In 1987, thirty thousand workers marched on the port city of Ulsan seizing the factories and dockyards of Hyundai Heavy Industries, bringing South Korea’s industrial heart to a sputtering stop. Years of hollow reform coupled with economic stagnation and dangerous untenable working conditions created a shifting and unstable environment as cracks took shape in the facade of the spectre of stability. In these schisms, the fugitive seeds of a new world entered and remained dormant. In 1987, the workers at Ulsan understood and embodied the ethos of fugitivity. Beyond the position of their strike in relation to the law or the simple refusal to do what was expected of them, the workers in Ulsan laid the fecund ground in which a patchwork of fugitive struggle grew into a revolutionary landscape.
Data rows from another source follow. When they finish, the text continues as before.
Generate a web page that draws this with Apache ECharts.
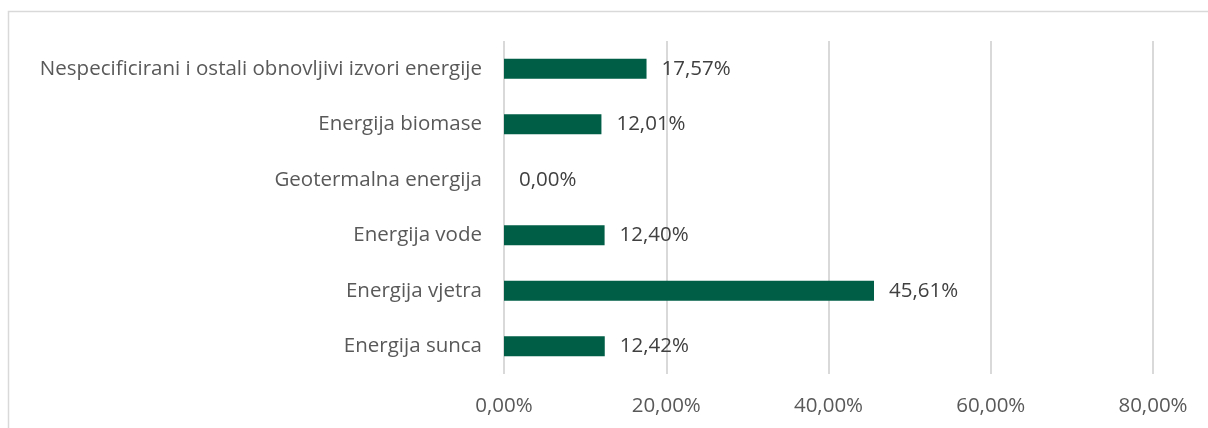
<!DOCTYPE html>
<html>
<head>
<meta charset="utf-8">
<script src="https://cdn.jsdelivr.net/npm/echarts@6/dist/echarts.min.js"></script>
<style>
html,body{margin:0;padding:0;background:#fff;}
#oneChart{width:1208px;height:428px;}
</style>
</head>
<body>
<div id="oneChart"></div>
<script>
var categories = ['Energija sunca','Energija vjetra','Energija vode','Geotermalna energija','Energija biomase','Nespecificirani i ostali obnovljivi izvori energije'];
var values = [12.42, 45.61, 12.40, 0.00, 12.01, 17.57];
var xTicks = [0, 20, 40, 60, 80];

function pct(v){ return v.toFixed(2).replace('.', ',') + '%'; }

var charts1 = echarts.init(document.getElementById('oneChart'));
var option = {
    animation: false,
    textStyle: { fontFamily: 'Open Sans' },
    graphic: [{
        type: 'rect',
        shape: { x: 8.5, y: 11.5, width: 1400, height: 600 },
        style: { fill: 'none', stroke: '#d9d9d9', lineWidth: 1.5 },
        silent: true
    }],
    grid: { left: 504, right: 55, top: 41, bottom: 54, containLabel: false },
    xAxis: {
        type: 'value',
        min: xTicks[0],
        max: xTicks[xTicks.length - 1],
        interval: 20,
        axisLine: { show: false },
        axisTick: { show: false },
        splitLine: { lineStyle: { color: '#d9d9d9', width: 2 } },
        axisLabel: {
            color: '#595959', fontSize: 20.5, margin: 22,
            formatter: function (v) { return pct(v); }
        }
    },
    yAxis: {
        type: 'category',
        data: categories,
        axisLine: { show: false },
        axisTick: { show: false },
        axisLabel: { color: '#595959', fontSize: 20.5, margin: 22 }
    },
    series: [{
        type: 'bar',
        data: values,
        barWidth: 20,
        itemStyle: { color: '#005e46' },
        label: {
            show: true,
            position: 'right',
            distance: 15,
            color: '#404040',
            fontSize: 20.5,
            formatter: function (p) { return pct(p.value); }
        }
    }]
};
charts1.setOption(option);
</script>
</body>
</html>
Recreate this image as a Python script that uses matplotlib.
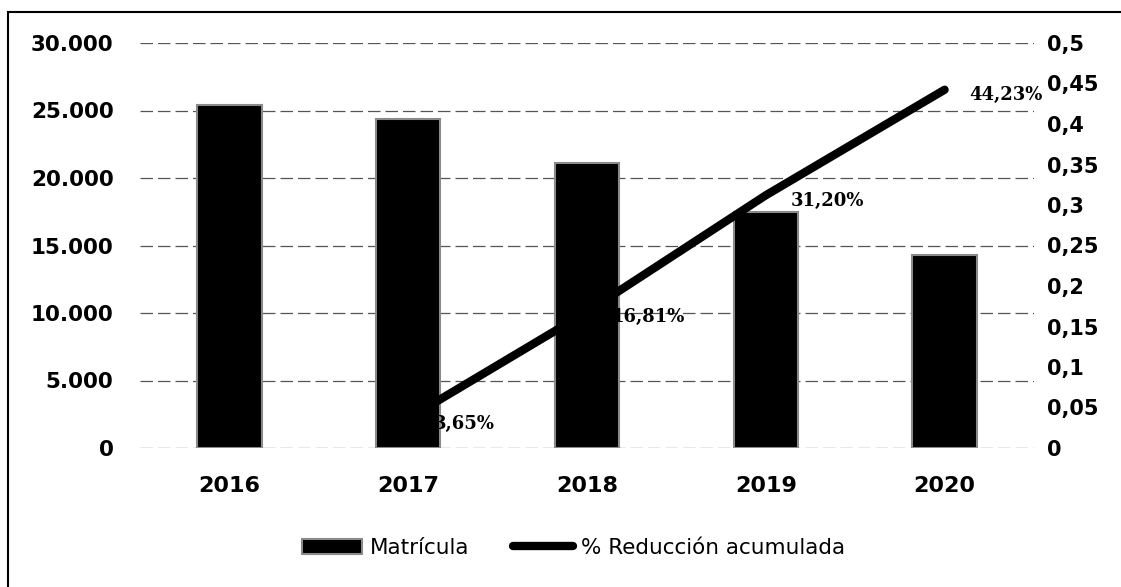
import matplotlib
matplotlib.use('Agg')
import matplotlib.pyplot as plt
from matplotlib.patches import Rectangle
import numpy as np

# data
years = ['2016', '2017', '2018', '2019', '2020']
matricula = [25400, 24400, 21100, 17500, 14300]
reduccion = [None, 0.0365, 0.1681, 0.3120, 0.4423]
reduccion_lbl = ['', '3,65%', '16,81%', '31,20%', '44,23%']
left_ticks = [0, 5000, 10000, 15000, 20000, 25000, 30000]
left_tick_lbl = ['0', '5.000', '10.000', '15.000', '20.000', '25.000', '30.000']
right_ticks = [0, 0.05, 0.1, 0.15, 0.2, 0.25, 0.3, 0.35, 0.4, 0.45, 0.5]
right_tick_lbl = ['0', '0,05', '0,1', '0,15', '0,2', '0,25', '0,3', '0,35', '0,4', '0,45', '0,5']

W, H = 1121, 587
fig = plt.figure(figsize=(W / 100, H / 100), dpi=100)
ax = fig.add_axes([140 / W, 1 - 448 / H, (1034 - 140) / W, (448 - 43) / H])
ax2 = ax.twinx()

x = np.arange(len(years))
ax.bar(x, matricula, width=0.36, color='black', edgecolor='#8a8a8a', linewidth=1.5,
       label='Matrícula', zorder=3)
ax.set_ylim(0, 30000)
ax.set_xlim(-0.5, len(years) - 0.5)
ax.set_yticks(left_ticks)
ax.set_yticklabels(left_tick_lbl, fontsize=15.5, fontweight='bold')
ax.set_xticks(x)
ax.set_xticklabels(years, fontsize=16, fontweight='bold')
ax.tick_params(axis='y', length=0, pad=19)
ax.tick_params(axis='x', length=0, pad=20)
for t in left_ticks:
    ax.axhline(t, color='#555555', linewidth=0.9, linestyle=(0, (10, 4)), zorder=1)
for s in ax.spines.values():
    s.set_visible(False)

lx = [i for i, v in enumerate(reduccion) if v is not None]
ly = [v for v in reduccion if v is not None]
ax2.plot(lx, ly, color='black', linewidth=6, solid_capstyle='round',
         label='% Reducción acumulada', zorder=4)
ax2.set_ylim(0, 0.5)
ax2.set_yticks(right_ticks)
ax2.set_yticklabels(right_tick_lbl, fontsize=15, fontweight='bold')
ax2.tick_params(axis='y', length=0, pad=9)
for s in ax2.spines.values():
    s.set_visible(False)
for i, v in enumerate(reduccion):
    if v is None:
        continue
    ax2.annotate(reduccion_lbl[i], (i, v), xytext=(18, -4), textcoords='offset points',
                 fontsize=13, fontweight='bold', family='DejaVu Serif',
                 ha='left', va='center', zorder=5)

h1, l1 = ax.get_legend_handles_labels()
h2, l2 = ax2.get_legend_handles_labels()
leg = fig.legend(h1 + h2, l1 + l2, loc='center', bbox_to_anchor=(573.5 / W, 1 - 548 / H),
                 ncol=2, frameon=False, handlelength=2.8, columnspacing=2.0,
                 handletextpad=0.36, prop={'family': 'DejaVu Sans', 'size': 15.5})

# outer frame
fig.patches.append(Rectangle((8 / W, -0.05), 1.1, 1 - 12 / H + 0.05, transform=fig.transFigure,
                             fill=False, edgecolor='black', linewidth=1.5))

fig.savefig('out.png', dpi=100, facecolor='white')
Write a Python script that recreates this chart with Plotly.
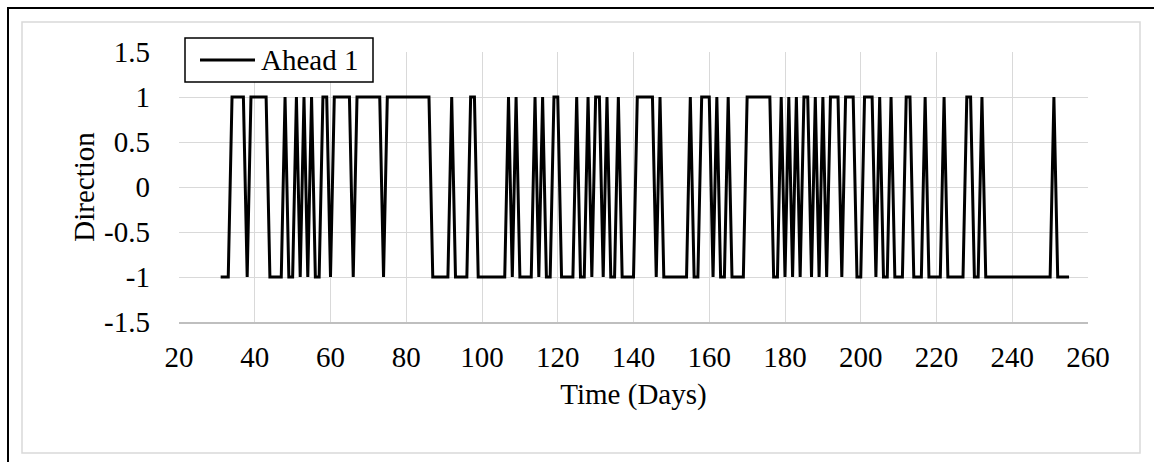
import plotly.graph_objects as go

# ---- data -------------------------------------------------------------
days = list(range(31, 256))

# predicted direction one day ahead (+1 up, -1 down), days 31..255
direction = [
    -1, -1, -1, 1, 1, 1, 1, -1, 1, 1,          # 31-40
    1, 1, 1, -1, -1, -1, -1, 1, -1, -1,        # 41-50
    1, -1, 1, -1, 1, -1, -1, 1, 1, -1,         # 51-60
    1, 1, 1, 1, 1, -1, 1, 1, 1, 1,             # 61-70
    1, 1, 1, -1, 1, 1, 1, 1, 1, 1,             # 71-80
    1, 1, 1, 1, 1, 1, -1, -1, -1, -1,          # 81-90
    -1, 1, -1, -1, -1, -1, 1, 1, -1, -1,       # 91-100
    -1, -1, -1, -1, -1, -1, 1, -1, 1, -1,      # 101-110
    -1, -1, -1, 1, -1, 1, -1, -1, 1, 1,        # 111-120
    -1, -1, -1, -1, 1, -1, -1, 1, -1, 1,       # 121-130
    1, -1, 1, -1, -1, 1, -1, -1, -1, -1,       # 131-140
    1, 1, 1, 1, 1, -1, 1, -1, -1, -1,          # 141-150
    -1, -1, -1, -1, 1, -1, -1, 1, 1, 1,        # 151-160
    -1, 1, -1, -1, 1, -1, -1, -1, -1, 1,       # 161-170
    1, 1, 1, 1, 1, 1, -1, -1, 1, -1,          # 171-180
    1, -1, 1, -1, 1, 1, -1, 1, -1, 1,          # 181-190
    -1, 1, 1, 1, -1, 1, 1, 1, -1, -1,          # 191-200
    1, 1, 1, -1, 1, -1, -1, 1, -1, -1,         # 201-210
    -1, 1, 1, -1, -1, -1, 1, -1, -1, -1,       # 211-220
    -1, 1, -1, -1, -1, -1, -1, 1, 1, -1,       # 221-230
    -1, 1, -1, -1, -1, -1, -1, -1, -1, -1,     # 231-240
    -1, -1, -1, -1, -1, -1, -1, -1, -1, -1,    # 241-250
    1, -1, -1, -1, -1,                         # 251-255
]

series_name = "Ahead 1"
x_ticks = [20, 40, 60, 80, 100, 120, 140, 160, 180, 200, 220, 240, 260]
y_ticks = [-1.5, -1, -0.5, 0, 0.5, 1, 1.5]
y_tick_text = ["-1.5", "-1", "-0.5", "0", "0.5", "1", "1.5"]
x_title = "Time (Days)"
y_title = "Direction"

# ---- layout geometry (pixels) ----------------------------------------
W, H = 1154, 462
L, R, T, B = 179, 66, 52, 140
PW, PH = W - L - R, H - T - B

FONT = "Liberation Serif, Times New Roman, serif"
FS = 29
GRID = "#d9d9d9"


def px(x):
    return (x - L) / PW


def py(y):
    return (H - B - y) / PH


fig = go.Figure()
fig.add_trace(go.Scatter(
    x=days, y=direction, mode="lines", name=series_name,
    line=dict(color="black", width=3), showlegend=False,
))

shapes = [
    # chart-area frames
    dict(type="rect", xref="paper", yref="paper",
         x0=px(8), x1=px(W + 10), y0=py(H + 10), y1=py(8),
         line=dict(color="black", width=2), fillcolor="rgba(0,0,0,0)", layer="below"),
    dict(type="rect", xref="paper", yref="paper",
         x0=px(22), x1=px(1140), y0=py(453), y1=py(22),
         line=dict(color=GRID, width=1.5), fillcolor="rgba(0,0,0,0)", layer="below"),
    # legend box and sample line
    dict(type="rect", xref="paper", yref="paper",
         x0=px(185), x1=px(373), y0=py(82), y1=py(38),
         line=dict(color="black", width=1.5), fillcolor="white", layer="above"),
    dict(type="line", xref="paper", yref="paper",
         x0=px(200), x1=px(255), y0=py(60), y1=py(60),
         line=dict(color="black", width=3), layer="above"),
]

annotations = [
    dict(text=series_name, xref="paper", yref="paper", x=px(259), y=py(60),
         xanchor="left", yanchor="middle", showarrow=False,
         font=dict(family=FONT, size=FS, color="black")),
]

fig.update_layout(
    width=W, height=H,
    margin=dict(l=L, r=R, t=T, b=B, autoexpand=False),
    paper_bgcolor="white", plot_bgcolor="white",
    font=dict(family=FONT, size=FS, color="black"),
    shapes=shapes, annotations=annotations,
    showlegend=False,
    xaxis=dict(
        range=[20, 260], tickvals=x_ticks, ticks="",
        showgrid=True, gridcolor=GRID, gridwidth=1,
        showline=True, linecolor="#bfbfbf", linewidth=1.5,
        zeroline=False, ticklabelstandoff=8, automargin=False,
        title=dict(text=x_title, standoff=12, font=dict(family=FONT, size=FS)),
    ),
    yaxis=dict(
        range=[-1.5, 1.5], tickvals=y_ticks, ticktext=y_tick_text, ticks="",
        showgrid=True, gridcolor=GRID, gridwidth=1,
        showline=False, zeroline=False, ticklabelstandoff=28, automargin=False,
        title=dict(text=y_title, standoff=0, font=dict(family=FONT, size=FS)),
    ),
)

fig.write_html("out.html")
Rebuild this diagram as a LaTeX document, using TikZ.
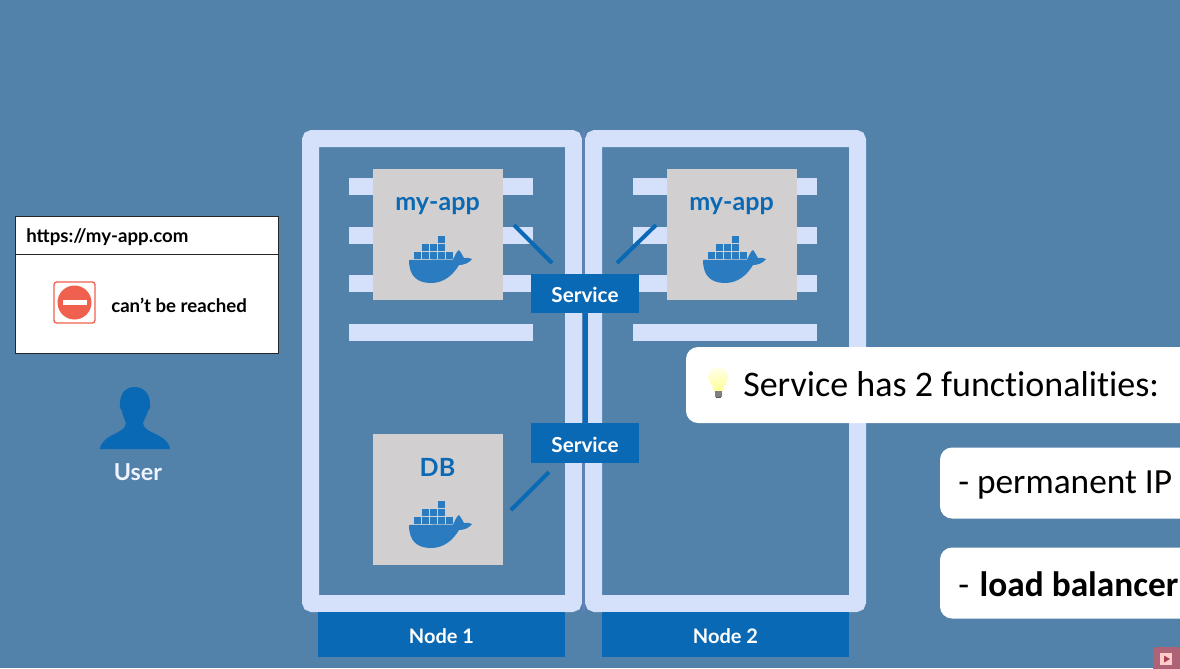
\documentclass[tikz,border=0pt]{standalone}
\usepackage{fontspec}
\setmainfont{Lato}
\newfontfamily\callfont[Ligatures=NoCommon]{Carlito}
\usetikzlibrary{positioning}
\definecolor{bgblue}{HTML}{5281AA}
\definecolor{frameblue}{HTML}{D5E1FB}
\definecolor{gapblue}{HTML}{5E82B4}
\definecolor{boxgrey}{HTML}{D2CFD0}
\definecolor{kblue}{HTML}{0A69B4}
\definecolor{whaleblue}{HTML}{2A7BC0}
\definecolor{stopred}{HTML}{F0604E}
\tikzset{
  px/.style 2 args={minimum width={#1*0.75pt},minimum height={#2*0.75pt},inner sep=0pt,outer sep=0pt},
  frameline/.style={draw=frameblue,line width=12.75pt,rounded corners=1.5pt},
  stripe/.style={fill=frameblue,px={184}{17}},
  podbox/.style={fill=boxgrey,px={130}{131}},
  servicebox/.style={fill=kblue,px={108}{39.5},text=white,text height=14pt,text depth=0pt,font=\bfseries\fontsize{15.5}{17}\selectfont},
  nodebar/.style={fill=kblue,px={247}{45},text=white,text height=14pt,text depth=0pt,font=\bfseries\fontsize{15}{17}\selectfont},
  podlabel/.style={text=kblue,font=\bfseries\fontsize{18.8}{21}\selectfont,inner sep=0pt},
  link/.style={draw=kblue,line width=3pt},
  bigtext/.style={text=black,font=\callfont\fontsize{26.5}{30}\selectfont,inner sep=0pt,anchor=west},
  callout/.style={fill=white,rounded corners=9pt,inner sep=0pt,outer sep=0pt},
  browser/.style={fill=white,draw=black!85,line width=0.6pt,inner sep=0pt,outer sep=0pt},
  smalltext/.style={text=black,font=\bfseries\fontsize{14}{16}\selectfont,inner sep=0pt},
  whale/.pic={
    \fill[whaleblue] (0,0) -- (44,-0.5) .. controls (46,-4) and (47,-8) .. (50,-10)
      .. controls (52.5,-7) and (54,-3.5) .. (55,-2) .. controls (58,-2.5) and (61,-2) .. (63,-1)
      .. controls (60,3) and (55,5) .. (50,5) .. controls (44,15) and (35,23) .. (22,23)
      .. controls (8,23) and (0,16) .. (0,0) -- cycle;
    \foreach \bx in {5.2,13.2,21.2,29.2,37.2}{\fill[whaleblue] (\bx,-7.6) rectangle ++(6.8,6.6);}
    \foreach \bx in {13.2,21.2,29.2}{\fill[whaleblue] (\bx,-15.6) rectangle ++(6.8,6.6);}
    \fill[whaleblue] (29.2,-23.6) rectangle ++(6.8,6.6);
  },
  x=0.75pt,y=-0.75pt
}
\begin{document}
\begin{tikzpicture}
\clip (0,0) rectangle (1180,668);
\fill[bgblue] (0,0) rectangle (1180,668);
% frames
\draw[frameline] (310.5,138.5) rectangle (573.5,603.5);
\draw[frameline] (593.5,138.5) rectangle (857.5,603.5);
\fill[gapblue] (582,130) rectangle (585,612);
% stripes
\foreach \sy/\sn in {186.5/a,235/b,283.5/c,332.5/d}{
  \node[stripe] (sl\sn) at (441,\sy) {};
  \node[stripe] (sr\sn) at (725,\sy) {};
}
% pods
\node[podbox] (pod1) at (438,234.5) {};
\node[podbox] (pod2) at (732,234.5) {};
\node[podbox] (pod3) at (438,499.5) {};
\node[podlabel] (lab1) at (437.5,206) {my-app};
\node[podlabel] (lab2) at (731.5,206) {my-app};
\node[podlabel] (lab3) at (437.5,467) {DB};
\pic at (409,260) {whale};
\pic at (703,260) {whale};
\pic at (409,525) {whale};
% services
\node[servicebox] (svc1) at (585,293.5) {Service};
\node[servicebox] (svc2) at (585,443) {Service};
\draw[kblue,line width=3.75pt] (svc1) -- (svc2);
\coordinate (a1) at (514,225); \coordinate (a2) at (552,263);
\coordinate (b1) at (656,225); \coordinate (b2) at (617,263);
\coordinate (c1) at (549,472); \coordinate (c2) at (511,510);
\draw[link] (a1) -- (a2);
\draw[link] (b1) -- (b2);
\draw[link] (c1) -- (c2);
% node bars
\node[nodebar] (n1) at (441.5,634.5) {Node 1};
\node[nodebar] (n2) at (725.5,634.5) {Node 2};
% browser
\node[browser,px={263}{137}] (win) at (146.5,284.5) {};
\node[browser,px={263}{38}] (addr) at (146.5,235) {};
\node[smalltext,anchor=west] (url) at (26,237.5) {https://my-app.com};
\node[smalltext,anchor=west] (msg) at (111,305) {can't be reached};
\node[fill=white,draw=stopred,line width=1pt,rounded corners=2pt,px={41}{41}] (stopbox) at (74.5,302.5) {};
\node[circle,fill=stopred,px={34}{34}] (stopc) at (74.5,302.5) {};
\node[fill=white,px={24}{5.5}] (stopbar) at (74.5,302.5) {};
% user
\fill[kblue] (134.5,387) .. controls (125,387) and (120,394) .. (120,404)
  .. controls (119,406) and (120,409) .. (122,411) .. controls (123,417) and (125,420) .. (126,423)
  .. controls (125,432) and (112,433) .. (105,440) .. controls (102,443) and (100,446) .. (100,449)
  -- (170,449) .. controls (170,446) and (168,443) .. (165,440)
  .. controls (158,433) and (144,432) .. (143,423) .. controls (144,420) and (146,417) .. (148,411)
  .. controls (150,409) and (151,406) .. (150,404) .. controls (150,394) and (144,387) .. (134.5,387) -- cycle;
\node[text=frameblue!40!white,font=\bfseries\fontsize{17.5}{19}\selectfont,inner sep=0pt] (user) at (138,472.5) {User};
% callouts
\node[callout,px={560}{76},anchor=north west] (c1box) at (686,347) {};
\node[callout,px={300}{71},anchor=north west] (c2box) at (940,447.5) {};
\node[callout,px={300}{71},anchor=north west] (c3box) at (940,547.5) {};
\node[bigtext,font=\callfont\fontsize{27}{30}\selectfont] (t1) at (743,384) {Service has 2 functionalities:};
\node[bigtext] (t2) at (958,485) {- permanent IP};
\node[bigtext] (t3) at (958,584) {-\hspace{0.3em}{\bfseries load balancer}};
% bulb
\shade[top color=white!92!yellow,bottom color=yellow!40!white,draw=none]
  (718.5,367) .. controls (712,367) and (708.5,372) .. (708.5,377)
  .. controls (708.5,383) and (714,387) .. (714.5,391) -- (722.5,391)
  .. controls (723,387) and (728,383) .. (728,377) .. controls (728,372) and (725,367) .. (718.5,367) -- cycle;
\fill[black!50] (714.8,391) rectangle (722.2,396.5);
\fill[black!65] (716,396.5) rectangle (721,398);
% watermark
\fill[red!45!bgblue!85!white,rounded corners=2pt] (1153,647) rectangle (1190,675);
\fill[white!80!red] (1160,653) rectangle (1172,665);
\fill[red!50!bgblue] (1164,655.5) -- (1170,659) -- (1164,662.5) -- cycle;
\end{tikzpicture}
\end{document}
The discontent at Ulsan would move through the nation like the rolling waves of a passing ocean freighter as patches of occupations and strikes flowed out of its wake. That year would see a third of South Korea’s workforce, 1.2 million workers, participate in nearly 4,000 strikes sending shockwaves throughout the global economy in what would become known as The Great Workers’ Struggle. In linking the stories of plants and stories of humans, we might view the Great Workers’ Struggle as mirroring the ecological theory of metapopulations, a population made up of populations. Like the fugitive plant, seemingly disparate nodes of insurrection emerged along the unstable shores of the economy. Crushed but never fully flattened, this discontent moved through the connected corridors and halls of factories across the nation, forming new populations as its seeds dispersed, always one step ahead of the forces and pressures that sought to constrain it. The Great Workers’ Struggle emphasises the necessity of building symbiotic networks in both the biological and social worlds, highlighting the shared bonds between human and plant.

The story ends where it began. Beneath the crashing waves of empire lies a vast sunken continent home to the migrants, refugees, fugitives, and all others stretching beyond the capture of normativity, inching ever upward like the rising tide or sea level, as we feel so viscerally in our own planet’s agonisingly slow deluge. The flood is inevitable we are told, punctuating every movement, threatening to drown half the Earth and throw whatever embers remain into a smouldering desert as capitalism’s slow and spectacular suicide engulfs us all. But what of the fugitive seeds? The flood that brings the fugitive to our shores comes not as the slow moving waters of apocalypse but rather in a rapturous torrent. Fugitivity means recognizing the present moment as a crashing wave, a wave riding the surge of a reborn history and a wave destined to submerge the smouldering ruins of empire, drowning its billionaires, and buoying up the billions trapped beneath its surface, in something that might actually look a little bit like a better world. The fugitive knows, of course, that this history is always contingent - to be built rather than laid out to be discovered like the dark expanse of the ocean. What the fugitive requires then, is more than hope - fugitivity requires a commitment to tear open the growing contradictions of the forces that seek to bind us to the logic of their world. The wave is still there, it always has been, the seeds of fugitivity sitting atop the crest. Even as it is battered against the jagged coasts of capital, we see new waves take shape - hear whispers and echoes of their surging from distant edges of empire, bringing their own seeds ashore. Perhaps, the final scene is not a flood but rather an eddy, a swirling world of movement and possibility, depositing the seeds of a new world with each rising tide.